Existen personas con las que se coincide continuamente: las de siempre en el ascensor; las que pasean su perro en el mismo lugar que tu el tuyo; las que hacen cola contigo para comprar en el quiosco, tienda o panadería ..., podría seguir, pero las dejo a tu libre albedrío.
Lo curioso es que aún entablando con ellas sólo un saludo o una pequeña conversación, usualmente superflua, nunca o casi nunca les ponemos nombre. Esto es lo que me ocurre con mi personaje de hoy.
Se trata de una mujer de mediana edad, sé de su existencia al menos de hace trece años. Nuestro punto de encuentro regularmente la plaza del barrio. Ella con sus hijos, niño y niña, yo, con mi Ron, para quien no lo sepa, mi querido perro. Llegamos a tener diálogos un poco de mayor amplitud que el simple saludo. Normalmente, me contaba sus peripecias o preocupaciones y me limitaba a escucharla o preguntarle. La verdad es que su vida era un tanto, digamos, compleja y no muy alegre.
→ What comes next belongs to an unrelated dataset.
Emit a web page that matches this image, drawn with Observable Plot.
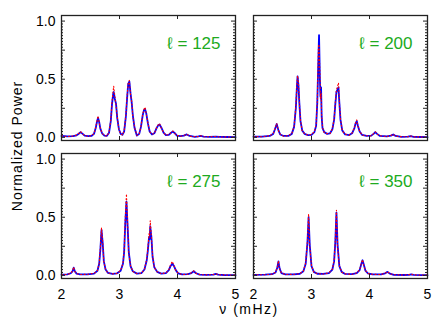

Así, un día tras otro durante bastante tiempo, hasta que mi Ron decidió irse a vivir con mis padres, traslado de vivienda recibido con gran entusiasmo por ambas partes. ¡Cómo lo echo de menos!.
Volvamos al tema, a partir de no estar conmigo Ron, dejé de verla. No me paraba en la plaza con la misma asiduidad.
Pues, después de años, me encontré con ella, me alegré. Físicamente, muy mejorada de la última vez, pero fui a nombrarla y no pude. Cómo puedes imaginar, me sentí mal y disimulé la situación y el mal trago para mi fuero interno.
Y, ¿¡sabes!?, en la próxima ocasión, me prometo preguntarle su nombre.